Your Evening Briefing
Huawei Technologies has strenuously denied American claims that it's positioning hardware to facilitate espionage by the Chinese state. But a decade ago, Vodafone discovered secret backdoors in Huawei equipment that gave the Chinese company access to millions of homes and businesses. Both Vodafone and Huawei say the matter was resolved and no exploitation took place. But for Huawei, the timing of the news couldn't be worse.
Here are today’s top stories
For all medical students, the path to becoming a licensed doctor is hard. For women, it can also be dangerous. A teaching model that gives instructors tremendous power over the future of hospital residents fosters an environment where sexual harassment runs rampant.

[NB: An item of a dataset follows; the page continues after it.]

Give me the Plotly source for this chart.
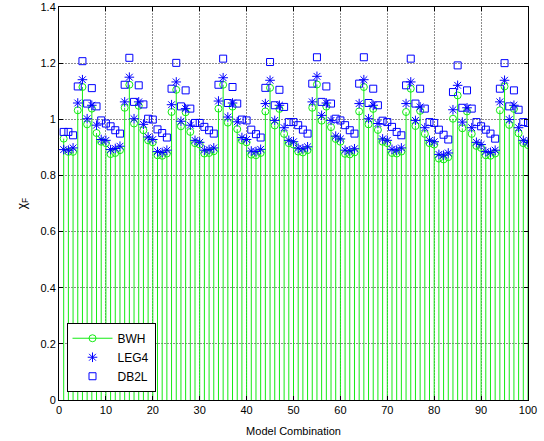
import plotly.graph_objects as go

x_vals = list(range(1, 101))

bwh = [
    0.931, 0.884, 0.884, 1.032, 1.115, 0.982, 1.038, 0.951, 0.920, 0.915,
    0.876, 0.880, 0.890, 1.041, 1.123, 0.985, 1.048, 0.961, 0.925, 0.918,
    0.872, 0.870, 0.878, 1.026, 1.105, 0.975, 1.025, 0.955, 0.915, 0.910,
    0.878, 0.880, 0.886, 1.038, 1.123, 0.988, 1.045, 0.965, 0.925, 0.918,
    0.874, 0.872, 0.880, 1.028, 1.112, 0.978, 1.037, 0.948, 0.915, 0.910,
    0.885, 0.882, 0.890, 1.041, 1.124, 0.995, 1.045, 0.972, 0.930, 0.920,
    0.877, 0.875, 0.882, 1.028, 1.115, 0.982, 1.037, 0.962, 0.920, 0.915,
    0.880, 0.878, 0.885, 1.026, 1.109, 0.976, 1.030, 0.948, 0.915, 0.910,
    0.860, 0.857, 0.865, 1.002, 1.085, 0.968, 1.028, 0.948, 0.905, 0.898,
    0.872, 0.870, 0.878, 1.032, 1.117, 0.980, 1.037, 0.950, 0.915, 0.908,
]

leg4 = [
    0.892, 0.890, 0.898, 1.058, 1.141, 1.002, 1.050, 0.979, 0.928, 0.925,
    0.892, 0.896, 0.904, 1.062, 1.150, 1.002, 1.062, 0.982, 0.937, 0.928,
    0.885, 0.882, 0.890, 1.052, 1.133, 0.993, 1.038, 0.979, 0.925, 0.918,
    0.890, 0.892, 0.898, 1.065, 1.148, 1.008, 1.058, 0.991, 0.935, 0.928,
    0.887, 0.885, 0.893, 1.056, 1.139, 0.996, 1.050, 0.970, 0.925, 0.920,
    0.897, 0.895, 0.902, 1.062, 1.153, 1.014, 1.058, 0.996, 0.940, 0.930,
    0.890, 0.888, 0.895, 1.056, 1.141, 1.002, 1.050, 0.985, 0.930, 0.925,
    0.893, 0.890, 0.898, 1.056, 1.133, 0.996, 1.044, 0.970, 0.925, 0.920,
    0.875, 0.872, 0.880, 1.034, 1.121, 0.990, 1.041, 0.970, 0.918, 0.910,
    0.885, 0.882, 0.890, 1.062, 1.139, 0.999, 1.050, 0.970, 0.925, 0.918,
]

db2l = [
    0.955, 0.955, 0.943, 1.117, 1.207, 1.056, 1.111, 1.046, 0.996, 0.985,
    0.975, 0.961, 0.949, 1.123, 1.219, 1.062, 1.121, 1.053, 1.002, 0.999,
    0.964, 0.951, 0.935, 1.109, 1.201, 1.046, 1.103, 1.038, 0.987, 0.987,
    0.973, 0.961, 0.949, 1.123, 1.216, 1.058, 1.115, 1.056, 0.999, 0.996,
    0.963, 0.947, 0.935, 1.112, 1.204, 1.050, 1.105, 1.044, 0.990, 0.990,
    0.979, 0.963, 0.949, 1.127, 1.221, 1.062, 1.117, 1.056, 1.002, 0.996,
    0.979, 0.961, 0.949, 1.127, 1.221, 1.058, 1.109, 1.050, 0.995, 0.990,
    0.973, 0.955, 0.943, 1.121, 1.216, 1.056, 1.109, 1.038, 0.990, 0.987,
    0.963, 0.945, 0.928, 1.097, 1.192, 1.041, 1.103, 1.038, 0.990, 0.975,
    0.963, 0.949, 0.931, 1.109, 1.200, 1.046, 1.103, 1.034, 0.990, 0.987,
]

x_ticks = [0, 10, 20, 30, 40, 50, 60, 70, 80, 90, 100]
y_ticks = [0, 0.2, 0.4, 0.6, 0.8, 1, 1.2, 1.4]
y_tick_labels = ["0", "0.2", "0.4", "0.6", "0.8", "1", "1.2", "1.4"]

GREEN = "rgb(20,235,20)"
BLUE = "rgb(0,0,255)"
FONT = "Liberation Sans, Arial, sans-serif"

# stems for BWH
stem_x, stem_y = [], []
for xv, yv in zip(x_vals, bwh):
    stem_x += [xv, xv, None]
    stem_y += [0, yv, None]

fig = go.Figure()
fig.add_trace(go.Scatter(x=stem_x, y=stem_y, mode="lines",
                         line=dict(color=GREEN, width=1), showlegend=False,
                         hoverinfo="skip"))
fig.add_trace(go.Scatter(x=x_vals, y=bwh, mode="markers", showlegend=False,
                         marker=dict(symbol="circle-open", size=7, color=GREEN,
                                     line=dict(color=GREEN, width=1))))
fig.add_trace(go.Scatter(x=x_vals, y=leg4, mode="markers", showlegend=False,
                         marker=dict(symbol="asterisk-open", size=8, color=BLUE,
                                     line=dict(color=BLUE, width=1))))
fig.add_trace(go.Scatter(x=x_vals, y=db2l, mode="markers", showlegend=False,
                         marker=dict(symbol="square-open", size=7, color=BLUE,
                                     line=dict(color=BLUE, width=1))))

# legend entries
fig.add_trace(go.Scatter(x=[None], y=[None], mode="lines+markers", name="BWH",
                         line=dict(color=GREEN, width=1),
                         marker=dict(symbol="circle-open", size=7, color=GREEN,
                                     line=dict(color=GREEN, width=1))))
fig.add_trace(go.Scatter(x=[None], y=[None], mode="markers", name="LEG4",
                         marker=dict(symbol="asterisk-open", size=8, color=BLUE,
                                     line=dict(color=BLUE, width=1))))
fig.add_trace(go.Scatter(x=[None], y=[None], mode="markers", name="DB2L",
                         marker=dict(symbol="square-open", size=7, color=BLUE,
                                     line=dict(color=BLUE, width=1))))

axis_common = dict(
    showline=True, linecolor="black", linewidth=1, mirror="allticks",
    ticks="inside", ticklen=4, tickcolor="black", automargin=False,
    showgrid=True, gridcolor="rgb(140,140,140)", gridwidth=1, griddash="2px,1px",
    zeroline=False, tickfont=dict(family=FONT, size=11, color="black"),
)

fig.update_xaxes(range=[0, 100], tickvals=x_ticks,
                 title=dict(text="Model Combination", standoff=12,
                            font=dict(family=FONT, size=11, color="black")),
                 **axis_common)
fig.update_yaxes(range=[0, 1.4], tickvals=y_ticks, ticktext=y_tick_labels,
                 title=dict(text="χ<sub>F</sub>", standoff=11,
                            font=dict(family=FONT, size=12, color="black")),
                 **axis_common)

fig.update_layout(
    width=544, height=441,
    margin=dict(l=59, r=16, t=7, b=41),
    paper_bgcolor="white", plot_bgcolor="white",
    font=dict(family=FONT, size=11, color="black"),
    legend=dict(x=0.016, y=0.021, xanchor="left", yanchor="bottom",
                bgcolor="white", bordercolor="black", borderwidth=1,
                font=dict(family=FONT, size=12, color="black"),
                itemwidth=40, tracegroupgap=0),
)

fig.write_html("out.html", config={"displayModeBar": False},
               post_script="document.body.style.margin='0';")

Stocks wavered on the last day of April amid mixed earnings and a lack of certainty about efforts to end the U.S. trade war with China.

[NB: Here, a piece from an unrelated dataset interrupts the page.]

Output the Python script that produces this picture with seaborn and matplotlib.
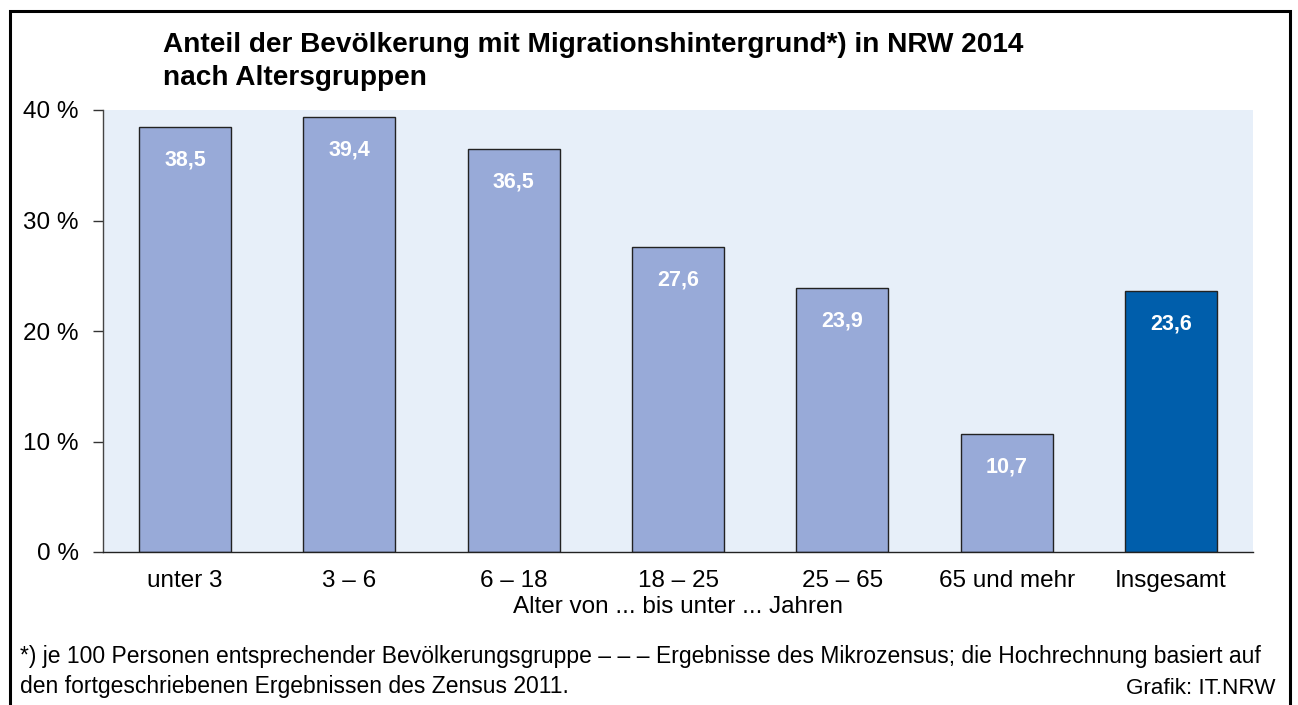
import matplotlib
matplotlib.use("Agg")
import matplotlib.pyplot as plt
import seaborn as sns
import pandas as pd
from matplotlib.patches import Rectangle

sns.set_theme(style="white")
plt.rcParams["font.family"] = ["Liberation Sans", "DejaVu Sans"]
plt.rcParams["text.color"] = "black"
plt.rcParams["axes.labelcolor"] = "black"
plt.rcParams["xtick.color"] = "black"
plt.rcParams["ytick.color"] = "black"

# Daten
categories = ["unter 3", "3 – 6", "6 – 18", "18 – 25", "25 – 65", "65 und mehr", "Insgesamt"]
values = [38.5, 39.4, 36.5, 27.6, 23.9, 10.7, 23.6]
value_labels = ["38,5", "39,4", "36,5", "27,6", "23,9", "10,7", "23,6"]
y_ticks = [0, 10, 20, 30, 40]
y_tick_labels = ["0 %", "10 %", "20 %", "30 %", "40 %"]

bar_colors = ["#98aad8"] * 6 + ["#005eab"]

df = pd.DataFrame({"Alter": categories, "Anteil": values})

W, H = 1298, 705
fig = plt.figure(figsize=(W / 100, H / 100), dpi=100)
ax = fig.add_axes([103 / W, 1 - 552 / H, 1150 / W, 442 / H])
ax.set_facecolor("#e7eff9")

sns.barplot(
    data=df, x="Alter", y="Anteil", hue="Alter", palette=bar_colors,
    legend=False, width=0.56, edgecolor="#222222", linewidth=1.0,
    saturation=1, ax=ax,
)

ax.set_ylim(0, 40)
ax.set_xlim(-0.5, len(categories) - 0.5)
ax.set_yticks(y_ticks)
ax.set_yticklabels(y_tick_labels, fontsize=17.5)
ax.tick_params(axis="y", direction="out", length=7.5, width=1, color="#333333", pad=10, left=True)
ax.tick_params(axis="x", length=0, labelsize=17.5, pad=13)
ax.set_xlabel("Alter von ... bis unter ... Jahren", fontsize=17.5, va="center")
ax.xaxis.set_label_coords(0.5, -(607 - 552) / 442)
ax.set_ylabel("")

for s in ["top", "right"]:
    ax.spines[s].set_visible(False)
ax.spines["left"].set_color("#444444")
ax.spines["left"].set_linewidth(1)
ax.spines["bottom"].set_color("#222222")
ax.spines["bottom"].set_linewidth(1)

# Werte in den Balken
for i, (v, lab) in enumerate(zip(values, value_labels)):
    ax.annotate(lab, xy=(i, v), xytext=(0, -33), textcoords="offset pixels",
                ha="center", va="center", color="white", fontsize=15.5, fontweight="bold")

# Titel
fig.text(163 / W, 1 - 45 / H, "Anteil der Bevölkerung mit Migrationshintergrund*) in NRW 2014",
         fontsize=20.2, fontweight="bold", va="center", ha="left")
fig.text(163 / W, 1 - 78 / H, "nach Altersgruppen",
         fontsize=20.2, fontweight="bold", va="center", ha="left")

# Fußnote
fig.text(20 / W, 1 - 656 / H,
         "*) je 100 Personen entsprechender Bevölkerungsgruppe – – – Ergebnisse des Mikrozensus; die Hochrechnung basiert auf",
         fontsize=16.5, va="center", ha="left")
fig.text(20 / W, 1 - 686 / H, "den fortgeschriebenen Ergebnissen des Zensus 2011.",
         fontsize=16.5, va="center", ha="left")
fig.text(1276 / W, 1 - 689 / H, "Grafik: IT.NRW", fontsize=16.2, va="center", ha="right")

# Rahmen
fig.patches.append(Rectangle((9.5 / W, -0.05), (1290 - 9.5) / W, 1 - 11 / H + 0.05,
                             transform=fig.transFigure, fill=False,
                             edgecolor="black", linewidth=2.2))

fig.savefig("out.png", dpi=100)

Warren Buffett jumped in. His intervention in Occidental’s $37 billion bid for Anadarko may tip the scales against Chevron in the oil industry’s biggest bidding war in decades.
The world’s largest offshore oil supermarket is stocking up for anti-pollution rules that Goldman Sachs predicts will upend energy markets.

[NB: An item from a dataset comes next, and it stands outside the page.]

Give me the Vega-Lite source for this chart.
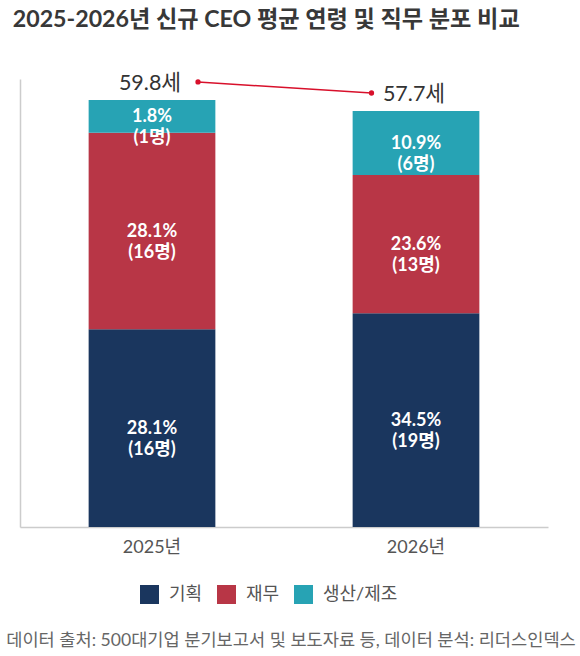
{
  "$schema": "https://vega.github.io/schema/vega-lite/v6.json",
  "width": 528,
  "height": 448,
  "autosize": "none",
  "padding": {"left": 20, "top": 79, "right": 32, "bottom": 129},
  "background": "white",
  "title": {
    "text": "2025-2026년 신규 CEO 평균 연령 및 직무 분포 비교",
    "anchor": "start",
    "dx": 7,
    "offset": 41,
    "fontSize": 23.2,
    "fontWeight": "bold",
    "color": "#383838",
    "font": "Lato, Noto Sans CJK KR, sans-serif"
  },
  "datasets": {
    "segments": [
      {"year": "2025년", "role": "기획", "value": 27.8, "pct": 28.1, "n": 16},
      {"year": "2025년", "role": "재무", "value": 27.65, "pct": 28.1, "n": 16},
      {"year": "2025년", "role": "생산/제조", "value": 4.6, "pct": 1.8, "n": 1},
      {"year": "2026년", "role": "기획", "value": 30.05, "pct": 34.5, "n": 19},
      {"year": "2026년", "role": "재무", "value": 19.45, "pct": 23.6, "n": 13},
      {"year": "2026년", "role": "생산/제조", "value": 9.0, "pct": 10.9, "n": 6}
    ],
    "ages": [
      {"year": "2025년", "age": 59.8},
      {"year": "2026년", "age": 57.7}
    ]
  },
  "encoding": {
    "x": {
      "field": "year",
      "type": "nominal",
      "scale": {"paddingInner": 0.52, "paddingOuter": 0.26},
      "axis": {
        "title": "데이터 출처: 500대기업 분기보고서 및 보도자료 등, 데이터 분석: 리더스인덱스",
        "titleX": 270.5,
        "titleY": 113,
        "titleBaseline": "middle",
        "titleAlign": "center",
        "titleFontSize": 17.6,
        "titleFontWeight": "normal",
        "titleColor": "#666666",
        "labelAngle": 0,
        "labelFontSize": 18,
        "labelColor": "#555555",
        "labelPadding": 11,
        "ticks": false,
        "domainColor": "#cccccc",
        "domainWidth": 1.5
      }
    }
  },
  "layer": [
    {
      "data": {"name": "segments"},
      "transform": [
        {"calculate": "indexof(['기획','재무','생산/제조'], datum.role)", "as": "ord"}
      ],
      "mark": {"type": "bar"},
      "encoding": {
        "y": {
          "field": "value",
          "type": "quantitative",
          "stack": "zero",
          "scale": {"domain": [0, 63], "nice": false},
          "axis": {
            "title": null,
            "labels": false,
            "ticks": false,
            "grid": false,
            "domainColor": "#cccccc",
            "domainWidth": 1.5
          }
        },
        "order": {"field": "ord", "type": "quantitative"},
        "color": {
          "field": "role",
          "type": "nominal",
          "scale": {
            "domain": ["기획", "재무", "생산/제조"],
            "range": ["#1a365e", "#b83646", "#27a3b4"]
          },
          "legend": {
            "title": null,
            "orient": "none",
            "direction": "horizontal",
            "legendX": 120,
            "legendY": 506,
            "symbolType": "square",
            "symbolSize": 361,
            "symbolStrokeWidth": 0,
            "symbolOpacity": 1,
            "labelFontSize": 18,
            "labelColor": "#555555",
            "labelOffset": 10,
            "columnPadding": 14
          }
        }
      }
    },
    {
      "data": {"name": "segments"},
      "transform": [
        {"calculate": "indexof(['기획','재무','생산/제조'], datum.role)", "as": "ord"},
        {"calculate": "[format(datum.pct, '.1f') + '%', '(' + datum.n + '명)']", "as": "label"}
      ],
      "mark": {
        "type": "text",
        "color": "white",
        "fontSize": 18,
        "fontWeight": "bold",
        "lineHeight": 21,
        "baseline": "middle",
        "dy": 1
      },
      "encoding": {
        "y": {"field": "value", "type": "quantitative", "stack": "zero", "bandPosition": 0.5},
        "order": {"field": "ord", "type": "quantitative"},
        "text": {"field": "label"}
      }
    },
    {
      "data": {"name": "segments"},
      "transform": [
        {"aggregate": [{"op": "sum", "field": "value", "as": "total"}], "groupby": ["year"]},
        {"lookup": "year", "from": {"data": {"name": "ages"}, "key": "year", "fields": ["age"]}},
        {"calculate": "format(datum.age, '.1f') + '세'", "as": "agelabel"}
      ],
      "layer": [
        {
          "mark": {"type": "text", "fontSize": 21.5, "color": "#333333", "baseline": "middle", "dy": -16, "dx": -2},
          "encoding": {
            "y": {"field": "total", "type": "quantitative"},
            "text": {"field": "agelabel"}
          }
        },
        {
          "transform": [
            {"pivot": "year", "value": "total"}
          ],
          "mark": {"type": "rule", "color": "#d8102b", "strokeWidth": 1.5, "xOffset": 46, "x2Offset": -44.5, "yOffset": -18, "y2Offset": -18},
          "encoding": {
            "x": {"datum": "2025년"},
            "x2": {"datum": "2026년"},
            "y": {"field": "2025년", "type": "quantitative"},
            "y2": {"field": "2026년"}
          }
        },
        {
          "transform": [{"filter": "datum.year == '2025년'"}],
          "mark": {"type": "circle", "color": "#d8102b", "opacity": 1, "size": 28, "xOffset": 46, "yOffset": -18},
          "encoding": {
            "y": {"field": "total", "type": "quantitative"}
          }
        },
        {
          "transform": [{"filter": "datum.year == '2026년'"}],
          "mark": {"type": "circle", "color": "#d8102b", "opacity": 1, "size": 28, "xOffset": -44.5, "yOffset": -18},
          "encoding": {
            "y": {"field": "total", "type": "quantitative"}
          }
        }
      ]
    }
  ],
  "config": {
    "font": "Lato, Noto Sans CJK KR, sans-serif",
    "view": {"stroke": null}
  }
}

Ken Griffin, the billionaire hedge fund manager, attacked subsidies for Americans seeking home mortgages or student loans to attend college.
What's Joe Weisenthal thinking about? The Bloomberg news director is bullish on Europe. For all the pessimism, the labor picture continues to improve, including German unemployment that's holding at a post-reunification low of 4.9 percent. The overall euro-area jobless rate fell from 7.8 percent to 7.7 percent, a new post-crisis low. Still, not everyone is so positive about the future.
What you’ll need to know tomorrow
- The Fed has a big problem when it comes to sparking inflation.
- Another Fed nomination is in serious trouble.
- More of the world's millionaires are moving to Australia and the U.S.
- HSBC is under attack in Hong Kong.
- Facebook is trying out a redesign of its app.
- Big Tech just got a $100 billion bloody nose, courtesy of Wall Street.
- Instagram may remove the number of “likes” on posts.
What you’ll want to read tonight in Businessweek
A Jewish developer recently made an unsolicited offer for Nouha Siksek’s beachfront home in Jaffa, Tel Aviv’s historic port. With land prices surging and the neighborhood undergoing a face-lift, he was prepared to pay millions. Siksek said no. Cashing out means surrendering to a wave of new residents, mainly Jewish, and hastening the end of 1,400 years of Arab presence in the area. What’s resulted, Bloomberg Businessweek reports, is a market in which buyers must pay a “nationalism premium.”